Zuhause am Max-Planck-Institut

Schon bevor Simone Kühn das Gebiet der Umweltneurowissenschaften für sich entdeckte, veröffentlichte sie Aufsehen erregende Studien. Sie fand zum Beispiel heraus, dass manche Videospiele die Gehirnstrukturen fürs räumliche Denken stärken und jene Hirnregion, die für Belohnungen zuständig ist, bei Menschen, die oft Pornos gucken, besonders klein ausfällt.

Ob ihr das neue Forschungsfeld Umweltneurowissenschaften den Zuschlag für die Karriereförderung über eine Lise-Meitner-Stelle beschert hat, weiß die Forscherin nicht. Aber sie ist froh, ihn bekommen zu haben, auch weil das Max-Planck-Institut für Bildungsforschung eine Art zweites Zuhause für sie ist. Schon während ihres Psychologiestudiums hat sie hier als Hilfswissenschaftlerin gearbeitet und später noch einmal fünf Jahre lang als Forschungsgruppenleiterin. Ihre letzte Zwischenstation war eine von der Deutschen Forschungsgemeinschaft geförderte Heisenberg-Professur am Universitätsklinikum Eppendorf in Hamburg.

Ginge es nach Simone Kühn, würde die Lise-Meitner-Exzellenzinitiative allerdings auch Männern offenstehen: „Ich finde generell Frauenprogramme nicht so schön. Ich wollte mich da auch erstmal nicht bewerben. Weil: Das klingt immer so wie eine Einschränkung, dass man das bekommen hat, weil man eine Frau ist. Das finde ich diskriminierend und eigentlich eine Frechheit.“

Gleichwohl sieht die Forscherin, dass die Wissenschaftswelt männlich geprägt ist, dass viele Frauen und ihre Leistungen unterschätzt werden, weil sie bei Diskussionen zurückhaltender sind und bei Präsentationen faktische Unsicherheiten ehrlicher kommunizieren. Und sie erlebt immer wieder, dass Wissenschaftlerinnen sich aus der Spitzenforschung zurückziehen, um mehr Freizeit zu haben. Für Simone Kühn, die ihre Arbeit praktisch nur für ihre Kinder liegen lässt, wäre das allerdings kein Lebensziel.

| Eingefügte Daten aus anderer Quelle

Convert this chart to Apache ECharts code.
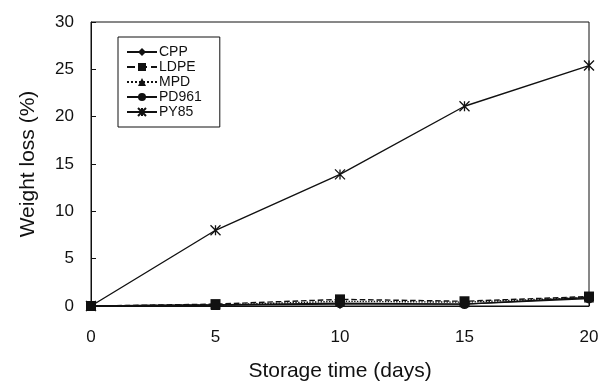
<!DOCTYPE html>
<html>
<head>
<meta charset="utf-8">
<script src="https://cdn.jsdelivr.net/npm/echarts@6/dist/echarts.min.js"></script>
<style>
  html, body { margin: 0; padding: 0; background: #fff; }
  #chart { width: 609px; height: 387px; }
</style>
</head>
<body>
<div id="chart"></div>
<script>
// Storage time (days) and weight loss (%) per packaging film
const days = [0, 5, 10, 15, 20];
const seriesNames = ['CPP', 'LDPE', 'MPD', 'PD961', 'PY85'];
const cpp   = [0, 0.1, 0.2, 0.2, 0.9];
const ldpe  = [0, 0.2, 0.7, 0.5, 1.0];
const mpd   = [0, 0.1, 0.5, 0.4, 0.9];
const pd961 = [0, 0.1, 0.3, 0.2, 0.8];
const py85  = [0, 8.0, 13.9, 21.1, 25.4];
const xTicks = [0, 5, 10, 15, 20];
const yTicks = [0, 5, 10, 15, 20, 25, 30];

const font = "'Liberation Sans', Arial, sans-serif";
const ink = '#111';

// asterisk marker: an x with a vertical stroke
const asterisk = 'path://M0,0L10,10M10,0L0,10M5,0L5,10';

function pairs(ys) { return days.map((d, i) => [d, ys[i]]); }

const styles = [
  { data: cpp,   symbol: 'diamond',  size: 10, dash: 'solid' },
  { data: ldpe,  symbol: 'rect',     size: 10, dash: 'dashed' },
  { data: mpd,   symbol: 'triangle', size: 10, dash: 'dotted' },
  { data: pd961, symbol: 'circle',   size: 10, dash: 'solid' },
  { data: py85,  symbol: asterisk,   size: 10, dash: 'solid' }
];

const chart = echarts.init(document.getElementById('chart'), null, { renderer: 'canvas' });
chart.setOption({
  animation: false,
  backgroundColor: '#fff',
  textStyle: { fontFamily: font, color: ink },
  grid: {
    left: 91, right: 20, top: 22, bottom: 80,
    show: true, borderColor: ink, borderWidth: 1, backgroundColor: 'transparent'
  },
  legend: {
    orient: 'vertical',
    left: 118, top: 37,
    data: seriesNames,
    itemWidth: 30, itemHeight: 10, itemGap: 1,
    padding: [8, 18, 8, 8],
    borderColor: ink, borderWidth: 1,
    textStyle: { fontFamily: font, fontSize: 14, color: ink, padding: [0, 0, 0, -3] }
  },
  xAxis: {
    type: 'value', min: 0, max: 20, interval: 5,
    name: 'Storage time (days)', nameLocation: 'middle', nameGap: 55,
    nameTextStyle: { fontFamily: font, fontSize: 21, color: ink },
    axisLine: { show: true, onZero: false, lineStyle: { color: ink, width: 1 } },
    axisTick: { show: true, inside: true, length: 5, lineStyle: { color: ink } },
    axisLabel: {
      fontFamily: font, fontSize: 17, color: ink, margin: 23,
      formatter: v => xTicks.includes(v) ? String(v) : ''
    },
    splitLine: { show: false }
  },
  yAxis: {
    type: 'value', min: 0, max: 30, interval: 5,
    name: 'Weight loss (%)', nameLocation: 'middle', nameGap: 52,
    nameTextStyle: { fontFamily: font, fontSize: 21, color: ink },
    axisLine: { show: true, lineStyle: { color: ink, width: 1 } },
    axisTick: { show: true, inside: true, length: 5, lineStyle: { color: ink } },
    axisLabel: {
      fontFamily: font, fontSize: 17, color: ink, margin: 17,
      formatter: v => yTicks.includes(v) ? String(v) : ''
    },
    splitLine: { show: false }
  },
  series: styles.map((s, i) => ({
    name: seriesNames[i],
    type: 'line',
    data: pairs(s.data),
    symbol: s.symbol,
    symbolSize: s.size,
    showAllSymbol: true,
    lineStyle: { color: ink, width: 1.4, type: s.dash },
    itemStyle: { color: ink, borderColor: ink, borderWidth: i === 4 ? 1.3 : 0 },
    z: 2 + i
  }))
});
</script>
</body>
</html>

„Ich mag das einfach sehr gerne. Ich glaube, ich würde das auch in meiner Freizeit tun. Mache ich auch. Das ist auch nicht so eine Karriereentscheidung, sondern eine Lebensentscheidung. Auch mein Mann macht Forschung und das ist irgendwie unser Ding. Und für mich ist das nicht: Das ist Arbeit, das ist privat und zuhause und meine Freizeit. Die Unterscheidung kenne ich nicht, blank gesprochen. Was vielleicht auch ungesund ist, aber ich finde das super. Also ich würde mich nicht für was anderes entscheiden wollen."